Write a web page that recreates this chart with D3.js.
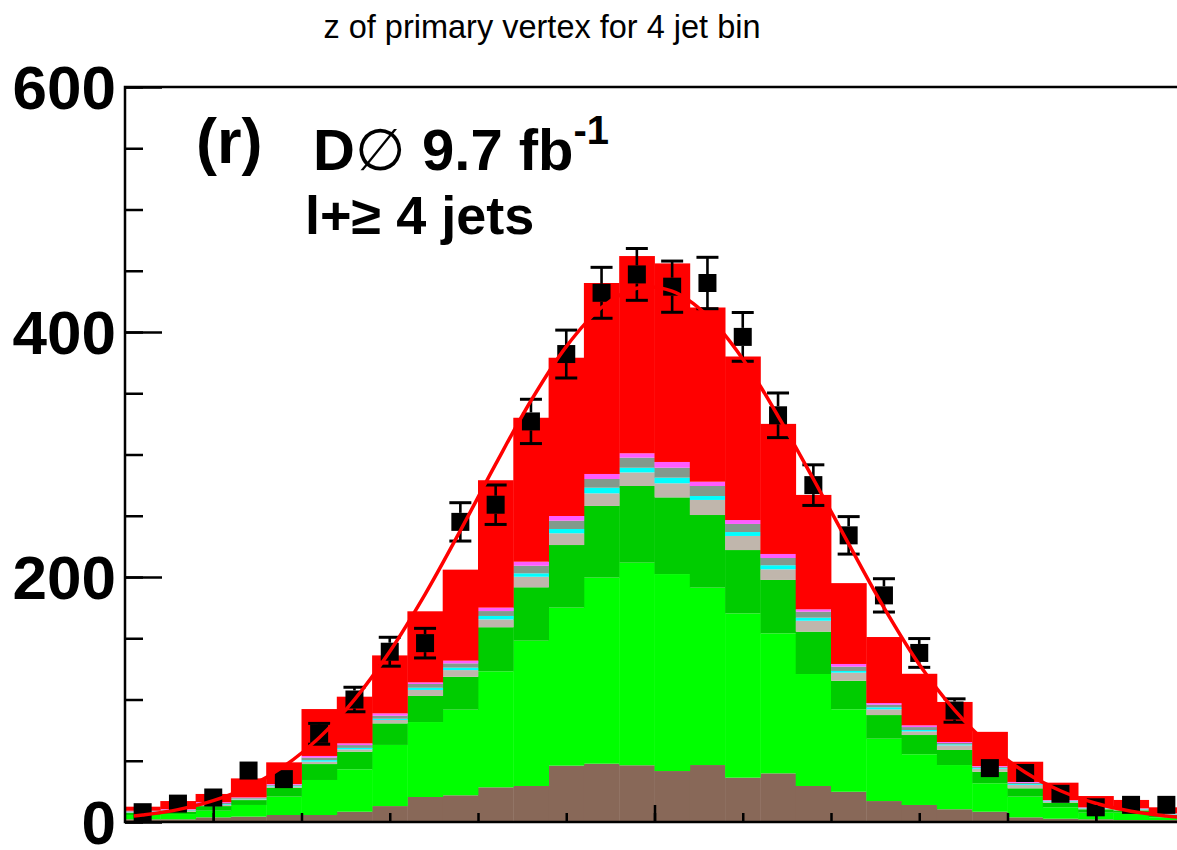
<!DOCTYPE html>
<html>
<head>
<meta charset="utf-8">
<script src="https://cdn.jsdelivr.net/npm/d3@7"></script>
<style>
  body { margin: 0; background: #fff; }
  svg { display: block; font-family: "Liberation Sans", Arial, Helvetica, sans-serif; }
</style>
</head>
<body>
<svg id="chart" width="1177" height="850"></svg>
<script>
// z of primary vertex (cm), low edge of each 4 cm bin
const binLow = [-60, -56, -52, -48, -44, -40, -36, -32, -28, -24, -20, -16, -12, -8, -4,
                0, 4, 8, 12, 16, 20, 24, 28, 32, 36, 40, 44, 48, 52, 56];
const binWidth = 4;

// stacked expectation, bottom to top (events per bin)
const multijet  = [2.2, 2.2, 3.8, 4.4, 5.7, 5.7, 8.4, 13.0, 20.4, 21.8, 28.3, 29.4, 46.0, 47.6, 46.3,
                   41.6, 46.5, 36.2, 39.7, 29.4, 24.7, 17.1, 13.9, 10.4, 8.4, 3.8, 2.7, 2.2, 1.6, 1.6];
const wLight    = [3.5, 4.3, 5.4, 9.5, 15.0, 28.6, 34.6, 49.9, 61.2, 69.9, 94.7, 118.6, 129.0, 151.9, 165.4,
                   160.8, 144.8, 134.1, 114.3, 91.4, 67.3, 50.9, 41.4, 36.1, 23.2, 16.9, 9.3, 5.4, 6.0, 2.2];
const wHeavy    = [1.9, 1.9, 3.8, 4.0, 7.3, 13.0, 14.4, 17.6, 21.3, 26.9, 36.0, 43.6, 51.1, 58.5, 62.6,
                   62.6, 59.3, 51.7, 43.6, 34.6, 23.3, 19.3, 15.7, 12.3, 9.4, 6.8, 3.8, 2.8, 1.9, 1.9];
const zJets     = [0.4, 0.6, 1.0, 0.7, 1.0, 2.0, 1.9, 2.8, 4.9, 5.4, 6.4, 8.6, 9.6, 10.3, 11.1,
                   11.5, 12.3, 11.5, 8.7, 8.9, 6.6, 4.7, 3.0, 3.8, 2.5, 2.8, 0.8, 0.6, 0.6, 0.5];
const singleTop = [0.3, 0.4, 0.6, 0.4, 0.6, 1.2, 1.2, 1.0, 1.8, 2.0, 2.8, 2.8, 3.5, 4.6, 3.8,
                   4.6, 3.2, 3.2, 3.3, 2.5, 1.4, 1.6, 1.1, 0.8, 0.7, 0.7, 0.4, 0.3, 0.4, 0.3];
const diboson   = [0.5, 0.6, 0.9, 0.6, 0.8, 2.1, 2.3, 2.5, 3.1, 3.5, 4.0, 6.2, 6.8, 7.1, 8.2,
                   8.1, 8.2, 6.6, 5.9, 4.9, 3.5, 2.2, 2.4, 1.1, 0.8, 1.0, 0.5, 0.4, 0.4, 0.4];
const zHeavy    = [0.4, 0.5, 0.7, 0.5, 0.6, 1.3, 1.4, 1.9, 1.3, 2.2, 2.8, 3.3, 3.8, 4.1, 3.6,
                   4.7, 3.5, 3.2, 3.3, 1.9, 2.2, 1.3, 1.4, 0.8, 0.7, 0.7, 0.4, 0.3, 0.3, 0.2];
const ttbar     = [3.3, 6.6, 6.7, 15.5, 17.7, 38.3, 38.1, 47.3, 58.0, 74.3, 104.0, 117.5, 129.2, 155.9, 161.0,
                   162.1, 142.2, 133.5, 106.2, 93.4, 66.0, 53.9, 42.1, 32.7, 27.9, 16.5, 14.2, 9.2, 6.8, 4.9];

// observed events
const dataCounts = [8, 15, 20, 42, 35, 72, 100, 139, 146, 245, 259, 327, 382, 432, 447,
                    437, 440, 396, 332, 275, 234, 185, 138, 91, 44, 40, 23, 12, 14, 14];

// gaussian fit
const fitX = [-59, -58, -54, -50, -46, -42, -38, -34, -30, -26, -22, -18, -14, -10, -6, -2,
              2, 6, 10, 14, 18, 22, 26, 30, 34, 38, 42, 46, 50, 54, 58, 60];
const fitY = [4.9, 5.7, 10.1, 17.4, 28.7, 45.4, 68.8, 99.9, 139.2, 185.9, 237.9, 292.1, 343.9, 388.1, 420.0, 435.7,
              433.4, 413.4, 378.0, 331.4, 280.0, 227.0, 175.0, 128.6, 91.3, 62.2, 40.6, 25.5, 15.3, 8.8, 4.9, 3.5];

const yMajor = [0, 200, 400, 600];

const components = [
  { key: "multijet",  values: multijet,  color: "#886858" },
  { key: "wLight",    values: wLight,    color: "#00ff00" },
  { key: "wHeavy",    values: wHeavy,    color: "#00cc00" },
  { key: "zJets",     values: zJets,     color: "#c0b6ac" },
  { key: "singleTop", values: singleTop, color: "#00ffff" },
  { key: "diboson",   values: diboson,   color: "#829a8c" },
  { key: "zHeavy",    values: zHeavy,    color: "#ff5cff" },
  { key: "ttbar",     values: ttbar,     color: "#ff0000" }
];

const svg = d3.select("#chart");

const frameL = 125, frameR = 1184, frameT = 87, frameB = 822;
const x = d3.scaleLinear().domain([-60, 60]).range([frameL, frameR]);
const y = d3.scaleLinear().domain([0, 600]).range([frameB, frameT]);

svg.append("defs").append("clipPath").attr("id", "frame")
  .append("rect")
  .attr("x", frameL).attr("y", frameT)
  .attr("width", frameR - frameL).attr("height", frameB - frameT);

const plot = svg.append("g").attr("clip-path", "url(#frame)");

// stack rows per bin
const rows = binLow.map(function (lo, i) {
  let r = { lo: lo };
  components.forEach(function (c) { r[c.key] = c.values[i]; });
  return r;
});
const stacked = d3.stack().keys(components.map(c => c.key))(rows);

stacked.forEach(function (layer, k) {
  plot.append("g")
    .attr("fill", components[k].color)
    .selectAll("rect")
    .data(layer)
    .join("rect")
    .attr("x", d => x(d.data.lo))
    .attr("width", d => x(d.data.lo + binWidth) - x(d.data.lo) + 0.4)
    .attr("y", d => y(d[1]))
    .attr("height", d => y(d[0]) - y(d[1]));
});

// data points with sqrt(N) errors
const half = 9;
const pts = plot.append("g");
dataCounts.forEach(function (n, i) {
  let cx = x(binLow[i] + binWidth / 2);
  let cy = y(n);
  let err = Math.sqrt(n);
  let yHi = y(n + err), yLo = y(n - err);
  if (cy - yHi > half) {
    pts.append("line").attr("x1", cx).attr("x2", cx).attr("y1", cy - half).attr("y2", yHi)
      .attr("stroke", "black").attr("stroke-width", 2.6);
    pts.append("line").attr("x1", cx - 11).attr("x2", cx + 11).attr("y1", yHi).attr("y2", yHi)
      .attr("stroke", "black").attr("stroke-width", 3);
    pts.append("line").attr("x1", cx).attr("x2", cx).attr("y1", cy + half).attr("y2", yLo)
      .attr("stroke", "black").attr("stroke-width", 2.6);
    pts.append("line").attr("x1", cx - 11).attr("x2", cx + 11).attr("y1", yLo).attr("y2", yLo)
      .attr("stroke", "black").attr("stroke-width", 3);
  }
  pts.append("rect")
    .attr("x", cx - half).attr("y", cy - half)
    .attr("width", 2 * half).attr("height", 2 * half)
    .attr("fill", "black");
});

// fit curve on top
const fitLine = d3.line()
  .x((d, i) => x(fitX[i]))
  .y(d => y(d))
  .curve(d3.curveCatmullRom);
plot.append("path")
  .attr("d", fitLine(fitY))
  .attr("fill", "none")
  .attr("stroke", "#ff0000")
  .attr("stroke-width", 3.5);

// axes, ROOT style ticks pointing inward
svg.append("g").attr("transform", `translate(${frameL},0)`)
  .call(d3.axisRight(y).tickValues(d3.range(0, 601, 50)).tickSize(18).tickFormat(""))
  .call(g => g.select(".domain").remove());
svg.append("g").attr("transform", `translate(${frameL},0)`)
  .call(d3.axisRight(y).tickValues(yMajor).tickSize(37).tickFormat(""))
  .call(g => g.select(".domain").remove());
svg.append("g").attr("transform", `translate(0,${frameB})`)
  .call(d3.axisTop(x).tickValues(d3.range(-50, 51, 10)).tickSize(9).tickFormat(""))
  .call(g => g.select(".domain").remove());
svg.append("g").attr("transform", `translate(0,${frameB})`)
  .call(d3.axisTop(x).tickValues([-50, 0, 50]).tickSize(17).tickFormat(""))
  .call(g => g.select(".domain").remove());
svg.selectAll(".tick line").attr("stroke", "black").attr("stroke-width", 2.5);

// frame
svg.append("rect")
  .attr("x", frameL).attr("y", frameT)
  .attr("width", frameR - frameL).attr("height", frameB - frameT)
  .attr("fill", "none").attr("stroke", "black").attr("stroke-width", 2.5);

// y tick labels
svg.append("g").selectAll("text")
  .data(yMajor)
  .join("text")
  .attr("x", frameL - 9)
  .attr("y", d => y(d))
  .attr("dy", "0.36em")
  .attr("text-anchor", "end")
  .attr("font-size", 62)
  .attr("font-weight", "bold")
  .text(d => d);

// title
svg.append("text")
  .attr("x", 542).attr("y", 38)
  .attr("text-anchor", "middle")
  .attr("font-size", 32.5)
  .text("z of primary vertex for 4 jet bin");

// labels inside frame
svg.append("text")
  .attr("x", 196).attr("y", 163)
  .attr("font-size", 63).attr("font-weight", "bold")
  .text("(r)");

const lumi = svg.append("text")
  .attr("x", 313).attr("y", 170)
  .attr("font-size", 58).attr("font-weight", "bold");
lumi.append("tspan").text("D");
lumi.append("tspan").attr("font-weight", "normal").text("\u2205");
lumi.append("tspan").text(" 9.7 fb");
lumi.append("tspan").attr("dy", -26).attr("font-size", 40).text("-1");

svg.append("text")
  .attr("x", 305).attr("y", 234)
  .attr("font-size", 54).attr("font-weight", "bold")
  .text("l+\u2265 4 jets");
</script>
</body>
</html>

▸ Problem: From the first line of the listing above, repeat every line through the one holding "const binWidth = 4;". Both ends count, and pictures stay out.

▸ Expected answer:
Write a web page that recreates this chart with D3.js.
<!DOCTYPE html>
<html>
<head>
<meta charset="utf-8">
<script src="https://cdn.jsdelivr.net/npm/d3@7"></script>
<style>
  body { margin: 0; background: #fff; }
  svg { display: block; font-family: "Liberation Sans", Arial, Helvetica, sans-serif; }
</style>
</head>
<body>
<svg id="chart" width="1177" height="850"></svg>
<script>
// z of primary vertex (cm), low edge of each 4 cm bin
const binLow = [-60, -56, -52, -48, -44, -40, -36, -32, -28, -24, -20, -16, -12, -8, -4,
                0, 4, 8, 12, 16, 20, 24, 28, 32, 36, 40, 44, 48, 52, 56];
const binWidth = 4;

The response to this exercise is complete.